**Information shown:**
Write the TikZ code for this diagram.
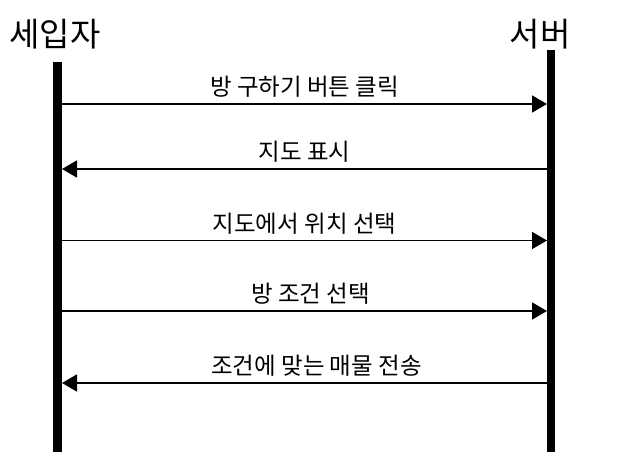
\documentclass[tikz,border=0pt]{standalone}
\usepackage{fontspec}
\setmainfont{Noto Sans CJK KR}
\usetikzlibrary{arrows.meta}

\begin{document}
\begin{tikzpicture}[x=1pt, y=-1pt,
  actor/.style = {font=\fontsize{33}{33}\selectfont, inner sep=0pt},
  life/.style = {line width=8.5pt},
  msg/.style = {line width=1.7pt, -{Triangle[length=15pt,width=17pt]}},
  lbl/.style = {font=\fontsize{23.5}{23.5}\selectfont, inner sep=0pt, yshift=17pt}]
\useasboundingbox (0,0) rectangle (619,465);
\node[actor] (renter) at (55,34) {세입자};
\node[actor] (server) at (540,34) {서버};
\coordinate (rtop) at (57.5,62);
\coordinate (rbot) at (57.5,452);
\coordinate (stop) at (551,50);
\coordinate (sbot) at (551,452);
\draw[life] (rtop) -- (rbot);
\draw[life] (stop) -- (sbot);
% message ends on both lifelines
\coordinate (r1) at (62,104);   \coordinate (s1) at (547,104);
\coordinate (r2) at (62,169);   \coordinate (s2) at (547,169);
\coordinate (r3) at (62,240.5); \coordinate (s3) at (547,240.5);
\coordinate (r4) at (62,311);   \coordinate (s4) at (547,311);
\coordinate (r5) at (62,383);   \coordinate (s5) at (547,383);
\draw[msg] (r1) -- node[lbl] {방 구하기 버튼 클릭} (s1);
\draw[msg] (s2) -- node[lbl] {지도 표시} (r2);
\draw[msg] (r3) -- node[lbl] {지도에서 위치 선택} (s3);
\draw[msg] (r4) -- node[lbl, xshift=6pt] {방 조건 선택} (s4);
\draw[msg] (s5) -- node[lbl, xshift=12pt] {조건에 맞는 매물 전송} (r5);
\end{tikzpicture}
\end{document}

**Exercise instructions:** Reproduce all of the material exactly, apart from the pictures.

**Output below:**
Write the TikZ code for this diagram.
\documentclass[tikz,border=0pt]{standalone}
\usepackage{fontspec}
\setmainfont{Noto Sans CJK KR}
\usetikzlibrary{arrows.meta}

\begin{document}
\begin{tikzpicture}[x=1pt, y=-1pt,
  actor/.style = {font=\fontsize{33}{33}\selectfont, inner sep=0pt},
  life/.style = {line width=8.5pt},
  msg/.style = {line width=1.7pt, -{Triangle[length=15pt,width=17pt]}},
  lbl/.style = {font=\fontsize{23.5}{23.5}\selectfont, inner sep=0pt, yshift=17pt}]
\useasboundingbox (0,0) rectangle (619,465);
\node[actor] (renter) at (55,34) {세입자};
\node[actor] (server) at (540,34) {서버};
\coordinate (rtop) at (57.5,62);
\coordinate (rbot) at (57.5,452);
\coordinate (stop) at (551,50);
\coordinate (sbot) at (551,452);
\draw[life] (rtop) -- (rbot);
\draw[life] (stop) -- (sbot);
% message ends on both lifelines
\coordinate (r1) at (62,104);   \coordinate (s1) at (547,104);
\coordinate (r2) at (62,169);   \coordinate (s2) at (547,169);
\coordinate (r3) at (62,240.5); \coordinate (s3) at (547,240.5);
\coordinate (r4) at (62,311);   \coordinate (s4) at (547,311);
\coordinate (r5) at (62,383);   \coordinate (s5) at (547,383);
\draw[msg] (r1) -- node[lbl] {방 구하기 버튼 클릭} (s1);
\draw[msg] (s2) -- node[lbl] {지도 표시} (r2);
\draw[msg] (r3) -- node[lbl] {지도에서 위치 선택} (s3);
\draw[msg] (r4) -- node[lbl, xshift=6pt] {방 조건 선택} (s4);
\draw[msg] (s5) -- node[lbl, xshift=12pt] {조건에 맞는 매물 전송} (r5);
\end{tikzpicture}
\end{document}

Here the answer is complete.